### AVAILABLE RECORDS
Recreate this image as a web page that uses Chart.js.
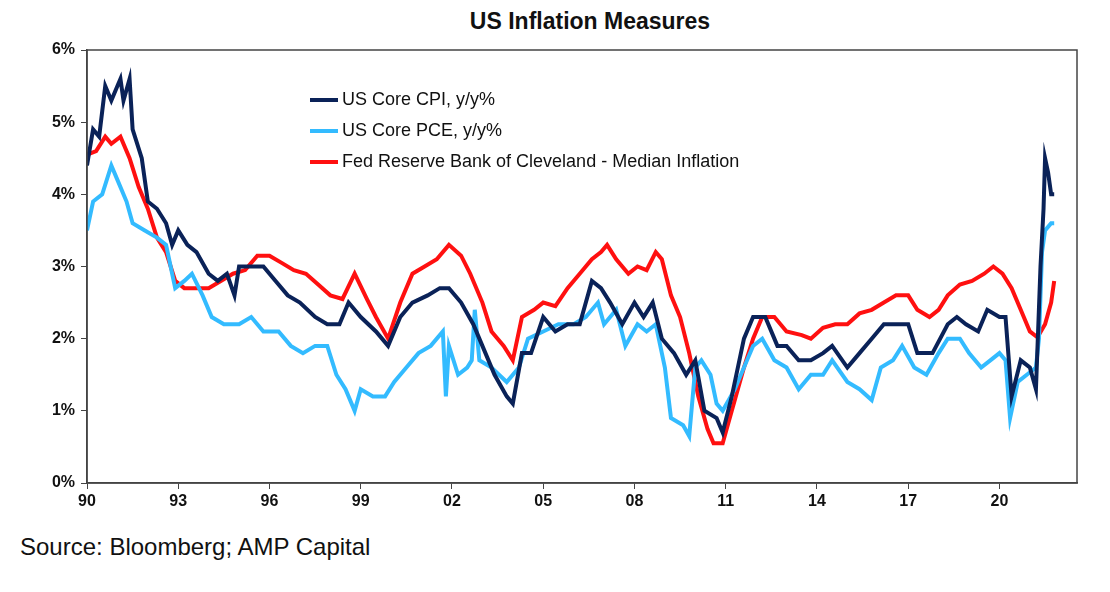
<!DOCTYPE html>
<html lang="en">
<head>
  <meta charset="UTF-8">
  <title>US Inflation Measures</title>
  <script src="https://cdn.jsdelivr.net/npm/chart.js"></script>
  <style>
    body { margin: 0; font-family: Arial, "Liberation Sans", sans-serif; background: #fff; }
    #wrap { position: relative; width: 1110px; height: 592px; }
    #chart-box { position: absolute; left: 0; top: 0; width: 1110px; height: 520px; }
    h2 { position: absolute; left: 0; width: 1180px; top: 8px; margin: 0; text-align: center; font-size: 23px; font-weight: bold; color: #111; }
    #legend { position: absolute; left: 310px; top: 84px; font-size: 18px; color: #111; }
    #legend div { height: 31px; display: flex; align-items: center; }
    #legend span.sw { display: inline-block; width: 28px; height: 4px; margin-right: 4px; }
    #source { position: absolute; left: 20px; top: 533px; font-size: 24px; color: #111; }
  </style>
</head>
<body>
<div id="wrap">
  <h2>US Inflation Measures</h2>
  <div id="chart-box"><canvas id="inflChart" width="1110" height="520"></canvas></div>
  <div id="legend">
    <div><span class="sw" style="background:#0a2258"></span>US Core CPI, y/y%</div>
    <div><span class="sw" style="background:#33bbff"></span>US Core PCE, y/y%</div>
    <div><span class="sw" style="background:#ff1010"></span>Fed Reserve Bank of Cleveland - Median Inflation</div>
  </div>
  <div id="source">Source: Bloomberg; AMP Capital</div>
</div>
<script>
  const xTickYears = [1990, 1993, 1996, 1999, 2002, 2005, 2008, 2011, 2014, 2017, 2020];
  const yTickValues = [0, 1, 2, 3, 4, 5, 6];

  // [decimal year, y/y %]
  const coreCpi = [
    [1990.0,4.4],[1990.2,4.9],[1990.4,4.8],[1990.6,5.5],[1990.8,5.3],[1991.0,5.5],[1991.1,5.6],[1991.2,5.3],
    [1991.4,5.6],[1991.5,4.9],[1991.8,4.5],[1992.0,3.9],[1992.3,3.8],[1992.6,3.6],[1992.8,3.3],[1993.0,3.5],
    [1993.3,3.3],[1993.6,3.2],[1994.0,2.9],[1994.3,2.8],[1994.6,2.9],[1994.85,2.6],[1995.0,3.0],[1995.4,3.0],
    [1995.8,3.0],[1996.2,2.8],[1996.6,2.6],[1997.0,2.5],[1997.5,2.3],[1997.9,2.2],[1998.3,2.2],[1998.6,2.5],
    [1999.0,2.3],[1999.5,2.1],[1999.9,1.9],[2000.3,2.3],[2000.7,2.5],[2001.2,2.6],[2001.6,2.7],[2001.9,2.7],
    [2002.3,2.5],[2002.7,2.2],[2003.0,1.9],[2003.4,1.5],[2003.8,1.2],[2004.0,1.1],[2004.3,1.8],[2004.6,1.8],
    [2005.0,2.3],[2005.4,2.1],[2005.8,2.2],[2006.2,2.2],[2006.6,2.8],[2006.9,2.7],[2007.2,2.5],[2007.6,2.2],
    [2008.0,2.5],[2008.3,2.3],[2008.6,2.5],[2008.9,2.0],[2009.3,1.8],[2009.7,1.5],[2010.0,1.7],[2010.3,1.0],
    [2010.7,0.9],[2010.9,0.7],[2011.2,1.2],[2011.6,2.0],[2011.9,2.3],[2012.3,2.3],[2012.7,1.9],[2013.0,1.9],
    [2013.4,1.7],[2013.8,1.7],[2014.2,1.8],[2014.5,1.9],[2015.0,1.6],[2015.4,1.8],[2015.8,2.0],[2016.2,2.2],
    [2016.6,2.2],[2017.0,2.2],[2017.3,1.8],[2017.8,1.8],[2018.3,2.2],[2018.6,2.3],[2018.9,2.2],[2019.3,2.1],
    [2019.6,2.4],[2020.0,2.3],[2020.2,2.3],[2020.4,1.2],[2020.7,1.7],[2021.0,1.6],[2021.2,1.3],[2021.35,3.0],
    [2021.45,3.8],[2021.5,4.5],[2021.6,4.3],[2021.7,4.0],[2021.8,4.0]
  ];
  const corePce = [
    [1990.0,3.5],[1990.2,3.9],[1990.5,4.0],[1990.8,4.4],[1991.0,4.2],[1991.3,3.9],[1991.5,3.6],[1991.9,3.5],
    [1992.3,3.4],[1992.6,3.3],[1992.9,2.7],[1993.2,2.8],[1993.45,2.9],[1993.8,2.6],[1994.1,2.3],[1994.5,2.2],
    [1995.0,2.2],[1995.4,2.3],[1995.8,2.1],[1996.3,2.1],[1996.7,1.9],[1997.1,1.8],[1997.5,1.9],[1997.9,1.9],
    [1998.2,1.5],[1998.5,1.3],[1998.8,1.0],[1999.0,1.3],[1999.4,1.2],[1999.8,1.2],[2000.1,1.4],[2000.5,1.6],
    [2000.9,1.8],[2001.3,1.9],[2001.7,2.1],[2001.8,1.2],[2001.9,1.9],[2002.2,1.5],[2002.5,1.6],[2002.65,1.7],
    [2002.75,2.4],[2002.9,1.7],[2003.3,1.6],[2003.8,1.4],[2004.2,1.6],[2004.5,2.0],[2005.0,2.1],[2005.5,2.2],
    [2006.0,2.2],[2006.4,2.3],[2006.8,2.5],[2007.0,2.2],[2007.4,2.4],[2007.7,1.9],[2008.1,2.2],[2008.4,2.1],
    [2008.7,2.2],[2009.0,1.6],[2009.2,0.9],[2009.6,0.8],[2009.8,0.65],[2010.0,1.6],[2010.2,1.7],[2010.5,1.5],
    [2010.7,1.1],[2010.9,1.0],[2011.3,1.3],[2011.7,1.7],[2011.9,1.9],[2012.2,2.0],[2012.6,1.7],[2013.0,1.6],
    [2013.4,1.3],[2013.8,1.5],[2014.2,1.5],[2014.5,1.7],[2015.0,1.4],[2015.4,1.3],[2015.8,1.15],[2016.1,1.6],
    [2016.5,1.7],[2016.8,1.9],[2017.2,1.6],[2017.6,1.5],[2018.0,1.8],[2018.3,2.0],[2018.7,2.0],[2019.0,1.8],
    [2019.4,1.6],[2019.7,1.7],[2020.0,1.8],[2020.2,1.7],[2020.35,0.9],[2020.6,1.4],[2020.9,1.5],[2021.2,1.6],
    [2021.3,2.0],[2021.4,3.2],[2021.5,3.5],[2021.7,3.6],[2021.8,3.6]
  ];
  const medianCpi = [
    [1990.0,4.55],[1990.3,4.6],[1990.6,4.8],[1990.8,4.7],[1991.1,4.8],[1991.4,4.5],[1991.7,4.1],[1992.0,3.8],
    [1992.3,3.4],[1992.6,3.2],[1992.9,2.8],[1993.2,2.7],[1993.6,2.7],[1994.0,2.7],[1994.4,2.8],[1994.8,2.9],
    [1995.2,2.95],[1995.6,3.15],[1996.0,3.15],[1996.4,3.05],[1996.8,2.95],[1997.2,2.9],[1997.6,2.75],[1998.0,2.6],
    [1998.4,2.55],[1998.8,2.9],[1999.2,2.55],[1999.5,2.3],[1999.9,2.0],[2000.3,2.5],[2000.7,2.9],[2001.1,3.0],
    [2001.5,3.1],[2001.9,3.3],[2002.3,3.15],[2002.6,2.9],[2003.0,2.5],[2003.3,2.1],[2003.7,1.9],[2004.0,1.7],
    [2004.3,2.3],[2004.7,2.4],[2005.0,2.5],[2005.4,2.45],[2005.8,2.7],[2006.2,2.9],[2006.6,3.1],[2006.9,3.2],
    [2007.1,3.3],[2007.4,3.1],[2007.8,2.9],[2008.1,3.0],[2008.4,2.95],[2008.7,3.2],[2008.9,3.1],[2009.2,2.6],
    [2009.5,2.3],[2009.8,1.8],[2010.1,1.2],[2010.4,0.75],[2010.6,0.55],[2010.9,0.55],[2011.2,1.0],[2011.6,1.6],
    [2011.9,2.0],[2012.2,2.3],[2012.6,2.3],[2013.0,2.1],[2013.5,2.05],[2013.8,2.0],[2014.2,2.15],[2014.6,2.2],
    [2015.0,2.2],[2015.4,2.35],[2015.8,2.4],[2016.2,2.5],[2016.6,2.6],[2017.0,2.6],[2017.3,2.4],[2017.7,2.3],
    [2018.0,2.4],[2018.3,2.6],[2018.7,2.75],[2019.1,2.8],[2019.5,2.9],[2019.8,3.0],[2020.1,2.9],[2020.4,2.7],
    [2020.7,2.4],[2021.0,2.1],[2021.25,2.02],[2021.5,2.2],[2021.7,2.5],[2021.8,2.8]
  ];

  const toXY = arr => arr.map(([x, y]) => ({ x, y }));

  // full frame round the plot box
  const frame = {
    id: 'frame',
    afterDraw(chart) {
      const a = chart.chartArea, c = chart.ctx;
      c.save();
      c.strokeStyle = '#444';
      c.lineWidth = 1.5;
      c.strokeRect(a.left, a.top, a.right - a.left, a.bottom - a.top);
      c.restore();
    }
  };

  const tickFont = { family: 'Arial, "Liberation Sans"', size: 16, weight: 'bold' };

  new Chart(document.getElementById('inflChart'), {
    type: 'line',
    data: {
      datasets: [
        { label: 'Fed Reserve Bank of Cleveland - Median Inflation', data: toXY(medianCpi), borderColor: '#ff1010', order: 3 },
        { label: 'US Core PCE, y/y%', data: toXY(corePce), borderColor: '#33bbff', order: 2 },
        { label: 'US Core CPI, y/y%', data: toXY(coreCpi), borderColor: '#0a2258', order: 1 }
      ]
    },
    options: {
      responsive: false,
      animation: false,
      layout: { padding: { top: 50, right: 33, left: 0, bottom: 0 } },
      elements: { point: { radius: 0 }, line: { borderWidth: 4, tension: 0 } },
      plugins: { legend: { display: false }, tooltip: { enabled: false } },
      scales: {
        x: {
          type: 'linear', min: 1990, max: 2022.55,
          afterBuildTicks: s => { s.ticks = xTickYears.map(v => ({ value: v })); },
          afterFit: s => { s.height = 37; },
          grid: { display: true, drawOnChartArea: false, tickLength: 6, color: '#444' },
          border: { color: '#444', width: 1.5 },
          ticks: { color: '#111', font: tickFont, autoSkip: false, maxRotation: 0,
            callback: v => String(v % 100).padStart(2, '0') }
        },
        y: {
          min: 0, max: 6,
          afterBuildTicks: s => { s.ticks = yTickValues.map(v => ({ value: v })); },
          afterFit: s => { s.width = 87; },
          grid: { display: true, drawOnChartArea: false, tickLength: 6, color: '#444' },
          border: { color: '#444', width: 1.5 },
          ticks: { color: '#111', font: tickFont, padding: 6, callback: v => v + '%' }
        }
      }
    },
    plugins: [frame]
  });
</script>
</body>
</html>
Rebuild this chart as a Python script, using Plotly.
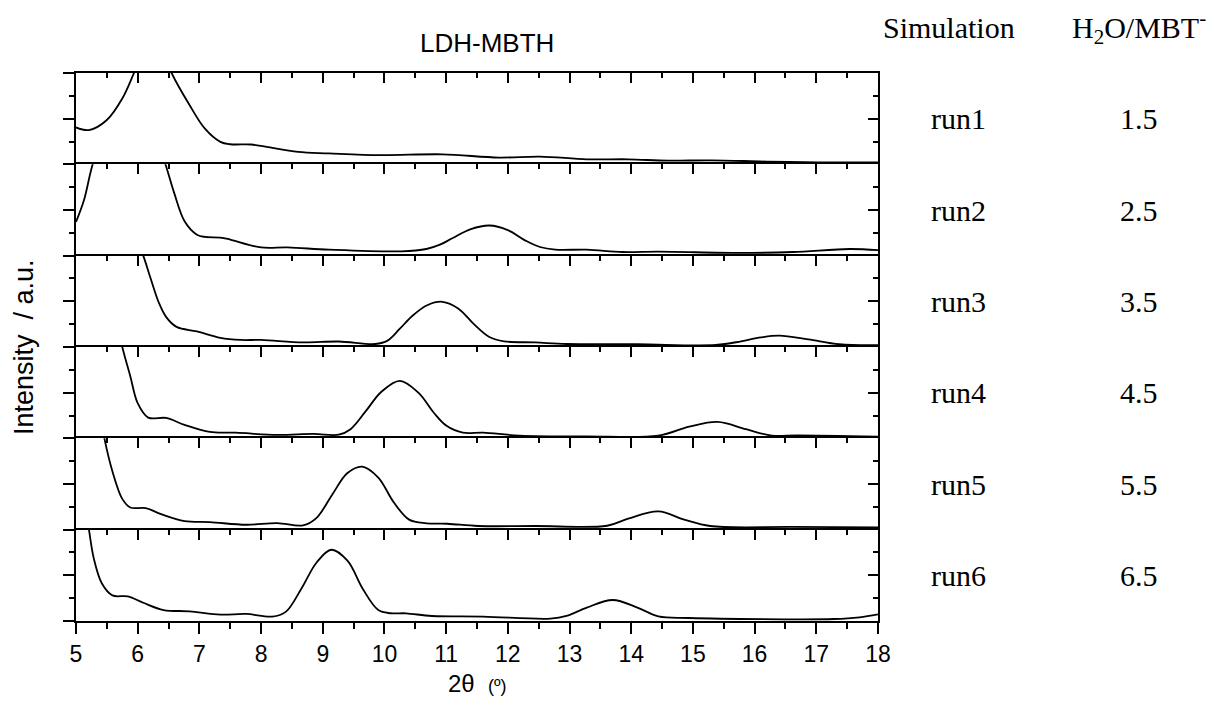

### REQUIRED TASK
How many lines in the listing above contain "script"? Answer with the number alone.

### ANSWER TO THIS EXERCISE
4